- Goal -
Copy all lines below exactly as written. Leave pictures out.

* Start Supplied material *

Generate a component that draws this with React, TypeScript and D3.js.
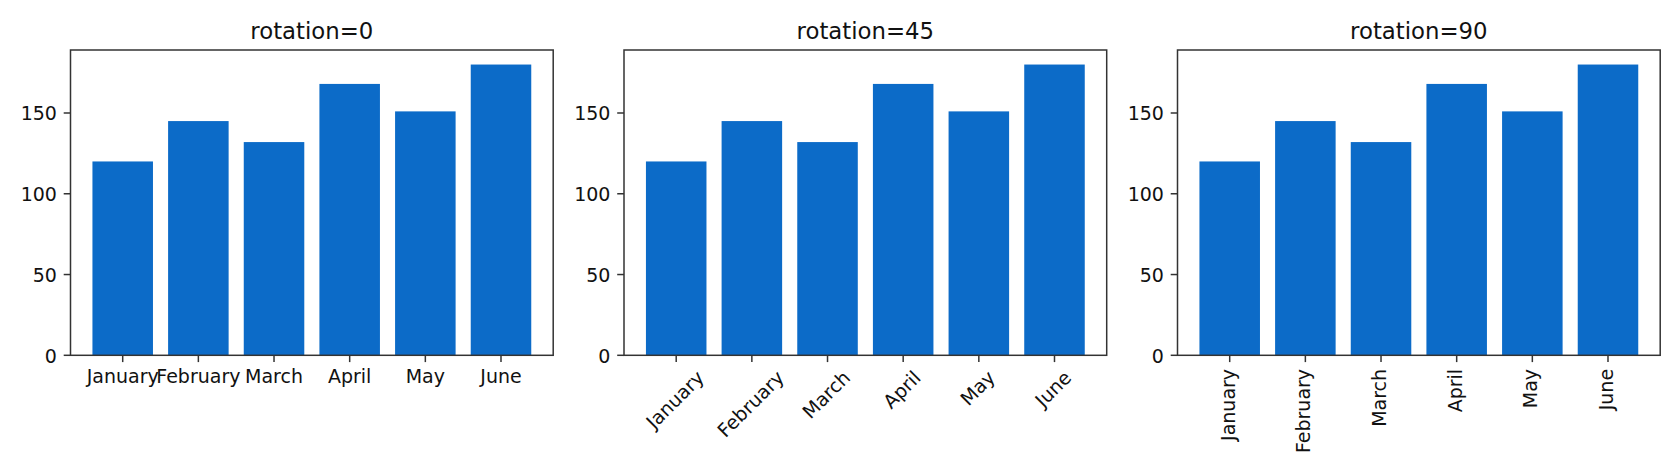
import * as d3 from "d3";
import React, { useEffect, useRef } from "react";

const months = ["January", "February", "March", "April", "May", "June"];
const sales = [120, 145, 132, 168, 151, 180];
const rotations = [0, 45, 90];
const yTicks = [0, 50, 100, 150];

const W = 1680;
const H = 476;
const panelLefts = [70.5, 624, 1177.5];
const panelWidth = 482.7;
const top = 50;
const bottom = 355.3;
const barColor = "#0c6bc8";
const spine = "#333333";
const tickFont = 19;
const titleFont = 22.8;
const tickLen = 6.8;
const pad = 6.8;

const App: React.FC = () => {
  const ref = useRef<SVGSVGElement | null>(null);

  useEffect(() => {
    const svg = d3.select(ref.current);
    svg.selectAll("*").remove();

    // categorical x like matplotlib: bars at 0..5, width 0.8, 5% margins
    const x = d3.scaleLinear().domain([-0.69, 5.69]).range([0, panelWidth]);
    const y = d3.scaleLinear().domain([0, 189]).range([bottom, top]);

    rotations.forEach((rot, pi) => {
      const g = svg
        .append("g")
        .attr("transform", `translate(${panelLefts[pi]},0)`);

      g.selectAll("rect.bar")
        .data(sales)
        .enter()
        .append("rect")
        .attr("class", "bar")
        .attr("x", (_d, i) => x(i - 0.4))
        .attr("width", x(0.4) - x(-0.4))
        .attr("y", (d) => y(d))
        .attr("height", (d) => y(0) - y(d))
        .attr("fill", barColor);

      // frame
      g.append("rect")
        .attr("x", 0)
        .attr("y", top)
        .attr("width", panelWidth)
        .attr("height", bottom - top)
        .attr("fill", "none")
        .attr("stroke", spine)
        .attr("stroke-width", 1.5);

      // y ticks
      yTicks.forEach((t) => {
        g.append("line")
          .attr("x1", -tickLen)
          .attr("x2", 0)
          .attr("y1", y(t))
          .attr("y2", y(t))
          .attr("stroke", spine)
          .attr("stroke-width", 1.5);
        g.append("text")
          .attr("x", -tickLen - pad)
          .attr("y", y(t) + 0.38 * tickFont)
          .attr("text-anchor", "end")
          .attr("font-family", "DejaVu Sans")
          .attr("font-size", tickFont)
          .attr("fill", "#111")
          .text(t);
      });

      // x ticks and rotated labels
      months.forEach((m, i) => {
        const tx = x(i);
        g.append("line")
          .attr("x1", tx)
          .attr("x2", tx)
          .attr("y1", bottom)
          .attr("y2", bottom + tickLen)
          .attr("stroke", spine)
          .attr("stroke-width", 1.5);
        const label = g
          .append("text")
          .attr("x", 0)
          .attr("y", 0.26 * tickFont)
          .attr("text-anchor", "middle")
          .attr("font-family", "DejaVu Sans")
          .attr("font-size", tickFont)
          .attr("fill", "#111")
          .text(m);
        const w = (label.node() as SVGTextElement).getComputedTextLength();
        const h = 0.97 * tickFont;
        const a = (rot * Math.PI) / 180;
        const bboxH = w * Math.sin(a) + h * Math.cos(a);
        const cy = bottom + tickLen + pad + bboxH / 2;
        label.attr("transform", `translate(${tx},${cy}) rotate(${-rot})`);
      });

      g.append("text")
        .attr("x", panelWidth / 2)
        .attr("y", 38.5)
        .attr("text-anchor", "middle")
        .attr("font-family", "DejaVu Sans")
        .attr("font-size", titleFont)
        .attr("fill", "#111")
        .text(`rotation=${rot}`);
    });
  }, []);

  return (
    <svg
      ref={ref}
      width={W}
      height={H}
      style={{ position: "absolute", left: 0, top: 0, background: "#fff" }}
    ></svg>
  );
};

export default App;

* End Supplied material *

- Answer to the task -
Generate a component that draws this with React, TypeScript and D3.js.
import * as d3 from "d3";
import React, { useEffect, useRef } from "react";

const months = ["January", "February", "March", "April", "May", "June"];
const sales = [120, 145, 132, 168, 151, 180];
const rotations = [0, 45, 90];
const yTicks = [0, 50, 100, 150];

const W = 1680;
const H = 476;
const panelLefts = [70.5, 624, 1177.5];
const panelWidth = 482.7;
const top = 50;
const bottom = 355.3;
const barColor = "#0c6bc8";
const spine = "#333333";
const tickFont = 19;
const titleFont = 22.8;
const tickLen = 6.8;
const pad = 6.8;

const App: React.FC = () => {
  const ref = useRef<SVGSVGElement | null>(null);

  useEffect(() => {
    const svg = d3.select(ref.current);
    svg.selectAll("*").remove();

    // categorical x like matplotlib: bars at 0..5, width 0.8, 5% margins
    const x = d3.scaleLinear().domain([-0.69, 5.69]).range([0, panelWidth]);
    const y = d3.scaleLinear().domain([0, 189]).range([bottom, top]);

    rotations.forEach((rot, pi) => {
      const g = svg
        .append("g")
        .attr("transform", `translate(${panelLefts[pi]},0)`);

      g.selectAll("rect.bar")
        .data(sales)
        .enter()
        .append("rect")
        .attr("class", "bar")
        .attr("x", (_d, i) => x(i - 0.4))
        .attr("width", x(0.4) - x(-0.4))
        .attr("y", (d) => y(d))
        .attr("height", (d) => y(0) - y(d))
        .attr("fill", barColor);

      // frame
      g.append("rect")
        .attr("x", 0)
        .attr("y", top)
        .attr("width", panelWidth)
        .attr("height", bottom - top)
        .attr("fill", "none")
        .attr("stroke", spine)
        .attr("stroke-width", 1.5);

      // y ticks
      yTicks.forEach((t) => {
        g.append("line")
          .attr("x1", -tickLen)
          .attr("x2", 0)
          .attr("y1", y(t))
          .attr("y2", y(t))
          .attr("stroke", spine)
          .attr("stroke-width", 1.5);
        g.append("text")
          .attr("x", -tickLen - pad)
          .attr("y", y(t) + 0.38 * tickFont)
          .attr("text-anchor", "end")
          .attr("font-family", "DejaVu Sans")
          .attr("font-size", tickFont)
          .attr("fill", "#111")
          .text(t);
      });

      // x ticks and rotated labels
      months.forEach((m, i) => {
        const tx = x(i);
        g.append("line")
          .attr("x1", tx)
          .attr("x2", tx)
          .attr("y1", bottom)
          .attr("y2", bottom + tickLen)
          .attr("stroke", spine)
          .attr("stroke-width", 1.5);
        const label = g
          .append("text")
          .attr("x", 0)
          .attr("y", 0.26 * tickFont)
          .attr("text-anchor", "middle")
          .attr("font-family", "DejaVu Sans")
          .attr("font-size", tickFont)
          .attr("fill", "#111")
          .text(m);
        const w = (label.node() as SVGTextElement).getComputedTextLength();
        const h = 0.97 * tickFont;
        const a = (rot * Math.PI) / 180;
        const bboxH = w * Math.sin(a) + h * Math.cos(a);
        const cy = bottom + tickLen + pad + bboxH / 2;
        label.attr("transform", `translate(${tx},${cy}) rotate(${-rot})`);
      });

      g.append("text")
        .attr("x", panelWidth / 2)
        .attr("y", 38.5)
        .attr("text-anchor", "middle")
        .attr("font-family", "DejaVu Sans")
        .attr("font-size", titleFont)
        .attr("fill", "#111")
        .text(`rotation=${rot}`);
    });
  }, []);

  return (
    <svg
      ref={ref}
      width={W}
      height={H}
      style={{ position: "absolute", left: 0, top: 0, background: "#fff" }}
    ></svg>
  );
};

export default App;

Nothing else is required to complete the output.